▶ SHORT PROBLEM: Restate the data below word for word. Skip any images it contains.

★ ★ ★ ★ ★ ★ ★

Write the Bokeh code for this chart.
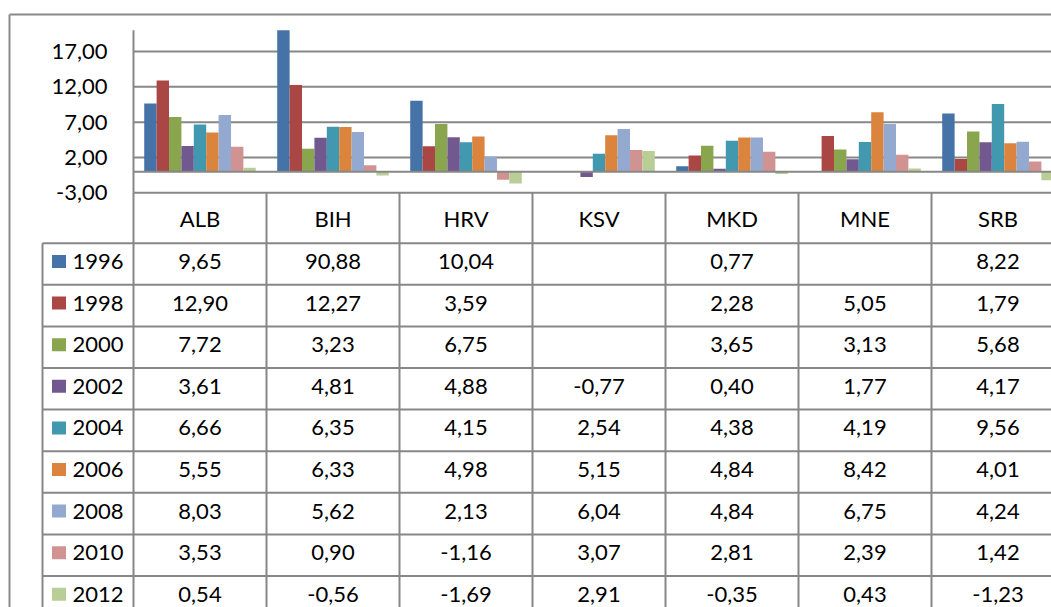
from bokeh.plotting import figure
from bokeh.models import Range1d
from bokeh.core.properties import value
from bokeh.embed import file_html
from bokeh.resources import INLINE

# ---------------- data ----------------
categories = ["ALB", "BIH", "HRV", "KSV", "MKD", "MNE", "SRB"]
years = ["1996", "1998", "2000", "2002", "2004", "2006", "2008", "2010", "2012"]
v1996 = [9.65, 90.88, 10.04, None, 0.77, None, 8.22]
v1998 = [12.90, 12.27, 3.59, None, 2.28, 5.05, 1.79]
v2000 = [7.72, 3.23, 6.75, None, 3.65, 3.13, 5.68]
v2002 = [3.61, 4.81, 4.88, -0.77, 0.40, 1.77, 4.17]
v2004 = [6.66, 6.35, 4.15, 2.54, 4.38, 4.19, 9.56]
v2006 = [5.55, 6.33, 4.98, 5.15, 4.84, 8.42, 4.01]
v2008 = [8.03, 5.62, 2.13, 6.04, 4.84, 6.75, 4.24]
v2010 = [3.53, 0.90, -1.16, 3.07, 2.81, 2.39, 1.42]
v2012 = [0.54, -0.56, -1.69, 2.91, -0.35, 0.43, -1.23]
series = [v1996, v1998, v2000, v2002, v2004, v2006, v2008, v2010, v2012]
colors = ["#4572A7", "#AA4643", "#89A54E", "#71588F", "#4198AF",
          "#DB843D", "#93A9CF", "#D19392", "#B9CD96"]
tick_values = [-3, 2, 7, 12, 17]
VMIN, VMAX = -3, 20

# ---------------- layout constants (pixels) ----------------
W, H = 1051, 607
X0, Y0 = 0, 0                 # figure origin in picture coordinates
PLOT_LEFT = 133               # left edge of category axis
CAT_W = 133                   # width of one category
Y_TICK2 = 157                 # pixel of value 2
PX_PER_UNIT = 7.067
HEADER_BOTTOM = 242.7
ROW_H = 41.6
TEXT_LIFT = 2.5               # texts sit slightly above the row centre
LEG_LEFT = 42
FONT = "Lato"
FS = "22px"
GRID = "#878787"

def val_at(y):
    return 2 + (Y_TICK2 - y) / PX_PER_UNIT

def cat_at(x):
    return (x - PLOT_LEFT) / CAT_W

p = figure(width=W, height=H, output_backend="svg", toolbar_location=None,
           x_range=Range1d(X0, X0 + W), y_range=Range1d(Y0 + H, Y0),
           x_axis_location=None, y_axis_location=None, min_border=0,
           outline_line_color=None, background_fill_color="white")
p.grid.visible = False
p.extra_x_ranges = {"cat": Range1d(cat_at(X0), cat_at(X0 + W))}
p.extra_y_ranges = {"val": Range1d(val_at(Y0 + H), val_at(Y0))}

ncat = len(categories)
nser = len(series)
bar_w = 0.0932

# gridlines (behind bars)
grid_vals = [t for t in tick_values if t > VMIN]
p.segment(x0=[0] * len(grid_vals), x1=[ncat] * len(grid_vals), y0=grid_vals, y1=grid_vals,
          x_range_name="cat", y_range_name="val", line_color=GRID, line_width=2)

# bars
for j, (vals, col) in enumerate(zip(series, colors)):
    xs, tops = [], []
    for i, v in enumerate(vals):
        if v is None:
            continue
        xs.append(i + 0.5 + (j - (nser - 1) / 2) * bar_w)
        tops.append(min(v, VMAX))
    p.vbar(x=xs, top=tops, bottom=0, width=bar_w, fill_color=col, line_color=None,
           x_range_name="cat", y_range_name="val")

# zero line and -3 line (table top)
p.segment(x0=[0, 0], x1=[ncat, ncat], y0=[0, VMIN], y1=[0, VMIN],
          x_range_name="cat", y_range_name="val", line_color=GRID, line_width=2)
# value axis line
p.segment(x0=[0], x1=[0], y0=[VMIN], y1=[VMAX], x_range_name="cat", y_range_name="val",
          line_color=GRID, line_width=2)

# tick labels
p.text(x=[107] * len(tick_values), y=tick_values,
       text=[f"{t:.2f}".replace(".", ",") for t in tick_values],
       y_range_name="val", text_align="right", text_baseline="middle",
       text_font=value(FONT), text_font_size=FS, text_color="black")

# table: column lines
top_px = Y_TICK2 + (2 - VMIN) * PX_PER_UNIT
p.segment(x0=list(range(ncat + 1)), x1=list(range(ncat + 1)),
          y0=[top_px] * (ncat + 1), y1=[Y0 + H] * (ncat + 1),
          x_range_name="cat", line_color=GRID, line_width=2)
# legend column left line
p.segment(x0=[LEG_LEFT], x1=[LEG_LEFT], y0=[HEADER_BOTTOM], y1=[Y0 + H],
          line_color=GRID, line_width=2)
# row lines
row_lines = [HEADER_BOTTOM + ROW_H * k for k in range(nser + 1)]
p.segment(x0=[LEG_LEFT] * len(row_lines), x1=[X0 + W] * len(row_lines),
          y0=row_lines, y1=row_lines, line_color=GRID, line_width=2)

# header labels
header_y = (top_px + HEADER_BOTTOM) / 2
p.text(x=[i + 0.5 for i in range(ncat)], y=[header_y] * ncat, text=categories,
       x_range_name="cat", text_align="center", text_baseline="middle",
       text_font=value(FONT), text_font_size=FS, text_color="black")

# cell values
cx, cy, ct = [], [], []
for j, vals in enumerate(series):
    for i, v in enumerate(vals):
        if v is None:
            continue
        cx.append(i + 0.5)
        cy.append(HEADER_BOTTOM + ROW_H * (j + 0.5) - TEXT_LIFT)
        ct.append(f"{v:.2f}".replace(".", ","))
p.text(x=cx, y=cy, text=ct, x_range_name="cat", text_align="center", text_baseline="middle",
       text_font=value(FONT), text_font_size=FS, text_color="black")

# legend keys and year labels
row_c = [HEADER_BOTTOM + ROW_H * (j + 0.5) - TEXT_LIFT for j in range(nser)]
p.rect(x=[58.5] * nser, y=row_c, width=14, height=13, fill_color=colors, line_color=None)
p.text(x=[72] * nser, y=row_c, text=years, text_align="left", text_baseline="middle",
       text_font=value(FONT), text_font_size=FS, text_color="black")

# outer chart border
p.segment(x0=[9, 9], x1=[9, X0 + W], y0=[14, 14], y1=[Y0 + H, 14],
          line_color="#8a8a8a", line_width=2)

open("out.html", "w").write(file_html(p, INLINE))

★ ★ ★ ★ ★ ★ ★

▶ EXERCISE OUTPUT:
Write the Bokeh code for this chart.
from bokeh.plotting import figure
from bokeh.models import Range1d
from bokeh.core.properties import value
from bokeh.embed import file_html
from bokeh.resources import INLINE

# ---------------- data ----------------
categories = ["ALB", "BIH", "HRV", "KSV", "MKD", "MNE", "SRB"]
years = ["1996", "1998", "2000", "2002", "2004", "2006", "2008", "2010", "2012"]
v1996 = [9.65, 90.88, 10.04, None, 0.77, None, 8.22]
v1998 = [12.90, 12.27, 3.59, None, 2.28, 5.05, 1.79]
v2000 = [7.72, 3.23, 6.75, None, 3.65, 3.13, 5.68]
v2002 = [3.61, 4.81, 4.88, -0.77, 0.40, 1.77, 4.17]
v2004 = [6.66, 6.35, 4.15, 2.54, 4.38, 4.19, 9.56]
v2006 = [5.55, 6.33, 4.98, 5.15, 4.84, 8.42, 4.01]
v2008 = [8.03, 5.62, 2.13, 6.04, 4.84, 6.75, 4.24]
v2010 = [3.53, 0.90, -1.16, 3.07, 2.81, 2.39, 1.42]
v2012 = [0.54, -0.56, -1.69, 2.91, -0.35, 0.43, -1.23]
series = [v1996, v1998, v2000, v2002, v2004, v2006, v2008, v2010, v2012]
colors = ["#4572A7", "#AA4643", "#89A54E", "#71588F", "#4198AF",
          "#DB843D", "#93A9CF", "#D19392", "#B9CD96"]
tick_values = [-3, 2, 7, 12, 17]
VMIN, VMAX = -3, 20

# ---------------- layout constants (pixels) ----------------
W, H = 1051, 607
X0, Y0 = 0, 0                 # figure origin in picture coordinates
PLOT_LEFT = 133               # left edge of category axis
CAT_W = 133                   # width of one category
Y_TICK2 = 157                 # pixel of value 2
PX_PER_UNIT = 7.067
HEADER_BOTTOM = 242.7
ROW_H = 41.6
TEXT_LIFT = 2.5               # texts sit slightly above the row centre
LEG_LEFT = 42
FONT = "Lato"
FS = "22px"
GRID = "#878787"

def val_at(y):
    return 2 + (Y_TICK2 - y) / PX_PER_UNIT

def cat_at(x):
    return (x - PLOT_LEFT) / CAT_W

p = figure(width=W, height=H, output_backend="svg", toolbar_location=None,
           x_range=Range1d(X0, X0 + W), y_range=Range1d(Y0 + H, Y0),
           x_axis_location=None, y_axis_location=None, min_border=0,
           outline_line_color=None, background_fill_color="white")
p.grid.visible = False
p.extra_x_ranges = {"cat": Range1d(cat_at(X0), cat_at(X0 + W))}
p.extra_y_ranges = {"val": Range1d(val_at(Y0 + H), val_at(Y0))}

ncat = len(categories)
nser = len(series)
bar_w = 0.0932

# gridlines (behind bars)
grid_vals = [t for t in tick_values if t > VMIN]
p.segment(x0=[0] * len(grid_vals), x1=[ncat] * len(grid_vals), y0=grid_vals, y1=grid_vals,
          x_range_name="cat", y_range_name="val", line_color=GRID, line_width=2)

# bars
for j, (vals, col) in enumerate(zip(series, colors)):
    xs, tops = [], []
    for i, v in enumerate(vals):
        if v is None:
            continue
        xs.append(i + 0.5 + (j - (nser - 1) / 2) * bar_w)
        tops.append(min(v, VMAX))
    p.vbar(x=xs, top=tops, bottom=0, width=bar_w, fill_color=col, line_color=None,
           x_range_name="cat", y_range_name="val")

# zero line and -3 line (table top)
p.segment(x0=[0, 0], x1=[ncat, ncat], y0=[0, VMIN], y1=[0, VMIN],
          x_range_name="cat", y_range_name="val", line_color=GRID, line_width=2)
# value axis line
p.segment(x0=[0], x1=[0], y0=[VMIN], y1=[VMAX], x_range_name="cat", y_range_name="val",
          line_color=GRID, line_width=2)

# tick labels
p.text(x=[107] * len(tick_values), y=tick_values,
       text=[f"{t:.2f}".replace(".", ",") for t in tick_values],
       y_range_name="val", text_align="right", text_baseline="middle",
       text_font=value(FONT), text_font_size=FS, text_color="black")

# table: column lines
top_px = Y_TICK2 + (2 - VMIN) * PX_PER_UNIT
p.segment(x0=list(range(ncat + 1)), x1=list(range(ncat + 1)),
          y0=[top_px] * (ncat + 1), y1=[Y0 + H] * (ncat + 1),
          x_range_name="cat", line_color=GRID, line_width=2)
# legend column left line
p.segment(x0=[LEG_LEFT], x1=[LEG_LEFT], y0=[HEADER_BOTTOM], y1=[Y0 + H],
          line_color=GRID, line_width=2)
# row lines
row_lines = [HEADER_BOTTOM + ROW_H * k for k in range(nser + 1)]
p.segment(x0=[LEG_LEFT] * len(row_lines), x1=[X0 + W] * len(row_lines),
          y0=row_lines, y1=row_lines, line_color=GRID, line_width=2)

# header labels
header_y = (top_px + HEADER_BOTTOM) / 2
p.text(x=[i + 0.5 for i in range(ncat)], y=[header_y] * ncat, text=categories,
       x_range_name="cat", text_align="center", text_baseline="middle",
       text_font=value(FONT), text_font_size=FS, text_color="black")

# cell values
cx, cy, ct = [], [], []
for j, vals in enumerate(series):
    for i, v in enumerate(vals):
        if v is None:
            continue
        cx.append(i + 0.5)
        cy.append(HEADER_BOTTOM + ROW_H * (j + 0.5) - TEXT_LIFT)
        ct.append(f"{v:.2f}".replace(".", ","))
p.text(x=cx, y=cy, text=ct, x_range_name="cat", text_align="center", text_baseline="middle",
       text_font=value(FONT), text_font_size=FS, text_color="black")

# legend keys and year labels
row_c = [HEADER_BOTTOM + ROW_H * (j + 0.5) - TEXT_LIFT for j in range(nser)]
p.rect(x=[58.5] * nser, y=row_c, width=14, height=13, fill_color=colors, line_color=None)
p.text(x=[72] * nser, y=row_c, text=years, text_align="left", text_baseline="middle",
       text_font=value(FONT), text_font_size=FS, text_color="black")

# outer chart border
p.segment(x0=[9, 9], x1=[9, X0 + W], y0=[14, 14], y1=[Y0 + H, 14],
          line_color="#8a8a8a", line_width=2)

open("out.html", "w").write(file_html(p, INLINE))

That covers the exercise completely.